Stewart Granger [James Lablanche Stewart] (1913-1993) b. London, England.

Stewart Granger

British actor who was one of the top British box-office attractions as a romantic lead in the Gainsborough melodramas of the 1940s. Less dangerous than Mason, in The Man in Grey (1943) and Fanny by Gaslight (1944) he played the chivalrous champion of damsels placed in distress by Mason’s aristocratic villainy. In Love Story (1944), a contemporary melodrama, he played a gallant RAF pilot threatened by blindness, while in the exotic Madonna of the Seven Moons (1944) he was a gypsy brigand offering Phyllis Calvert a romantic alternative to respectability with a rich Italian banker.

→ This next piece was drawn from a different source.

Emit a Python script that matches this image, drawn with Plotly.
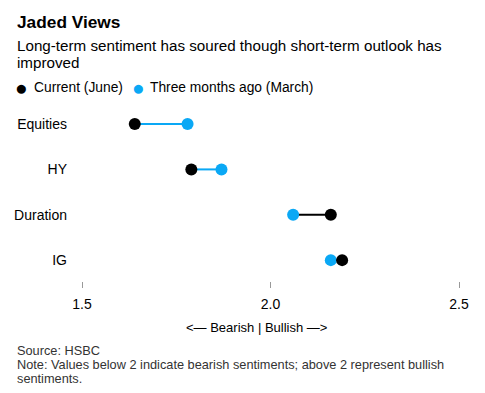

Outside the Gainsborough series, but still a romantic genre actor, he starred in Frank Launder’s Captain Boycott (1947) and Basil Dearden‘s Saraband for Dead Lovers (1948), before moving to Hollywood in the 1950s for a series of swashbuckling adventurer roles under contract to MGM: King Solomon’s Mines (1950), Scaramouche (1952), The Prisoner of Zenda (1952), Beau Brummell (1954), Moonfleet (1955) and Bhowani Junction (1956). In realistic vein, Sidney Gilliat cast him as a predatory spiv in Waterloo Road (1945) and Dearden exploited his moral ambiguity in The Secret Partner (1961). His film career declined in the 1970s, and he later worked mainly for American television.